Amplifier stability with very low impedance, high efficiency mid/tweeter section???


I've been looking for this information everywhere but can't seem to find a clear cut answer.  I understand that a very low minimum impedance like 2Ohms is a very difficult task for most amplifiers to drive and may even damage it.  But it's also my understanding that this is a current, not a voltage problem.  In other words, say we had an MTM speaker that was used ONLY as a midrange from 200hz up, so it wouldn't have to play bass where most current is required.  And say it also has a very high efficiency of 97db but also a very low impedance of 2 ohms.  Would this be a problem for most amps?  Could it damage the speakers? I'm thinking no since the amplifier wouldn't have to put out much voltage or current to output sufficient SPL.  But what's the actual answer????

poseidon1500

It's a power and heat sinking problem. The lower the load the amplifier sees the more heat has to be dissipated by the output transistors. Transistors have a maximum operating temperature and they'll fail at that temp so amps are designed with thermal cutoffs well below that limit if the heat sinks get too hot. 

 

But... if you lower the volume then there is less heat dissipated and if that volume level is loud enough (courtesy of the high SPL of the speakers) and the amp is happy and not overheating at that volume level, then it's not a problem. The amplifier does not care what the SPL rating of the speaker is, that is between the speaker and it's crossover and internal volume -- the amplifier sees an inductive load only.

To give you an idea of the heat sinking requirements:

say I want an amplifier with only one pair of output devices, 50 watts at 8 ohms, biased low A/B, with 36 volt rails. At peak signal input (say 1.2 volts) the power the transistor dissipates at peak is about 45 watts. At 2-ohm loading it's 150 watts. Can't do it, needs more pairs of transistors so the amp is limited in its power output to not lower than 4 ohms.

 

But if you cut the input voltage with the volume pot down to, say, 200 millivolts -- and that is loud enough for you -- the power dissipated at 2-ohms is 50 watts, which is within the max power spec at 8 ohms.

I understand that the lower the load the more heat has to be dissipated, therefore the more output devices and heatsinking.  I just thought that it was low frequencies that were responsible for the majority of this demand, not higher midrange and up.  

And yeah the amplifier doesn't care about the SPL rating but it does care how hard it has to work.  And a high sensitivity speaker makes it work less hard for the same SPL.  No?

I am old school.

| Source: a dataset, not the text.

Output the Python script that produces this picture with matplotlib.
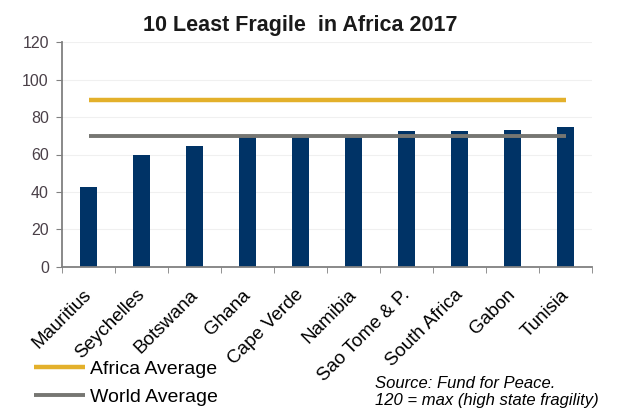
import matplotlib.pyplot as plt
import matplotlib.transforms as mtransforms
import numpy as np

# Fragile States Index 2017, ten least fragile African countries
countries = ['Mauritius', 'Seychelles', 'Botswana', 'Ghana', 'Cape Verde',
             'Namibia', 'Sao Tome & P.', 'South Africa', 'Gabon', 'Tunisia']
scores = [42.7, 59.6, 64.3, 69.4, 69.4, 69.5, 72.5, 72.6, 73.2, 74.5]
africa_avg = 89.0
world_avg = 70.0
yticks = [0, 20, 40, 60, 80, 100, 120]

plt.rcParams['font.family'] = ['Liberation Sans', 'DejaVu Sans']

fig = plt.figure(figsize=(6.2, 4.12), dpi=100)
ax = fig.add_axes([0.1, 0.352, 0.855, 0.546])

x = np.arange(len(countries))
ax.bar(x, scores, width=0.32, color='#003366', zorder=2)

# averages drawn from first to last bar
af, = ax.plot([x[0], x[-1]], [africa_avg, africa_avg], color='#E3B02B', lw=3.2,
              solid_capstyle='butt', zorder=3, label='Africa Average')
wd, = ax.plot([x[0], x[-1]], [world_avg, world_avg], color='#767672', lw=2.8,
              solid_capstyle='butt', zorder=3, label='World Average')

ax.set_xlim(-0.5, len(countries) - 0.5)
ax.set_ylim(0, 120)
ax.set_yticks(yticks)
ax.tick_params(axis='y', labelsize=11.5, length=4.5, pad=5, color='#808080',
               labelcolor='#4A4048')
ax.set_xticks(x)
ax.set_xticklabels(countries, rotation=45, ha='right', rotation_mode='anchor', fontsize=13.5)
ax.tick_params(axis='x', length=0, pad=14)
# nudge rotated labels a little to the left
shift = mtransforms.ScaledTranslation(-4 / 72, 0, fig.dpi_scale_trans)
for lbl in ax.get_xticklabels():
    lbl.set_transform(lbl.get_transform() + shift)
# minor ticks on category boundaries
ax.set_xticks(np.arange(-0.5, len(countries), 1), minor=True)
ax.tick_params(axis='x', which='minor', length=4, color='#808080')

ax.grid(axis='y', color='#F0F0F0', lw=0.8, zorder=0)
for s in ['top', 'right']:
    ax.spines[s].set_visible(False)
for s in ['left', 'bottom']:
    ax.spines[s].set_color('#808080')
    ax.spines[s].set_linewidth(1.3)

fig.text(0.485, 0.937, '10 Least Fragile  in Africa 2017', ha='center', va='center',
         fontsize=15.5, fontweight='bold', color='#1A1A1A')

fig.legend(handles=[af, wd], loc='center left', bbox_to_anchor=(0.027, 0.07),
           frameon=False, fontsize=14, handlelength=2.6, handletextpad=0.25,
           labelspacing=0.55)

fig.text(0.605, 0.07, 'Source: Fund for Peace.', fontsize=12, style='italic',
         va='center')
fig.text(0.605, 0.029, '120 = max (high state fragility)', fontsize=12,
         style='italic', va='center')

fig.savefig('out.png', dpi=100)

If your amplifier cares about the speaker I say look, you're an amplifier, this is your job, tough luck. If you want it easy go back to school, learn how to be a AVR, nobody cares as long as you have a lot of knobs and switches and stuff. But for now, get on with it.

I did lose one to Amplifier Protective Services but that was before I learned to not let them have a cell phone. Take my advice, make an example out of one, word gets around fast, you won't evert have any amplifiers whining about how hard you work them. Trust me. Haven't heard one word of complaint in 20 years at least now.

To understand this better you need to understand what happens when you have an ideal voltage followed by two impedances.  One of the amp, one of the speaker.

 

V ---> Z(output) --> Z(speaker)  or for simplicity in a DC world:

V--> Ro --> Rs

You need to understand a little about how the varying Z (or R) will affect the voltage at the speaker.

You also need to understand that Zo/Ro is almost never flat, so the amplifier's output impedance is also changing.  The inability of an amplifier to double it's output as impedance is halved is related to this.

So a 100W amp that can't double all the way down to 2 Ohms will also probably not be able to double at 1 Watt output.

Lol MillerCarbon.  

Erik, I've looked at a bunch of other stereophile measurements of amps.  They all fluctuate in impedance but but it's not by very much, at least most of them.  I guess you would need an amplifier with an output impedance of less the .2 ohms across the spectrum and a beefy power supply/enough output deviced to drive a 2 ohm load safely.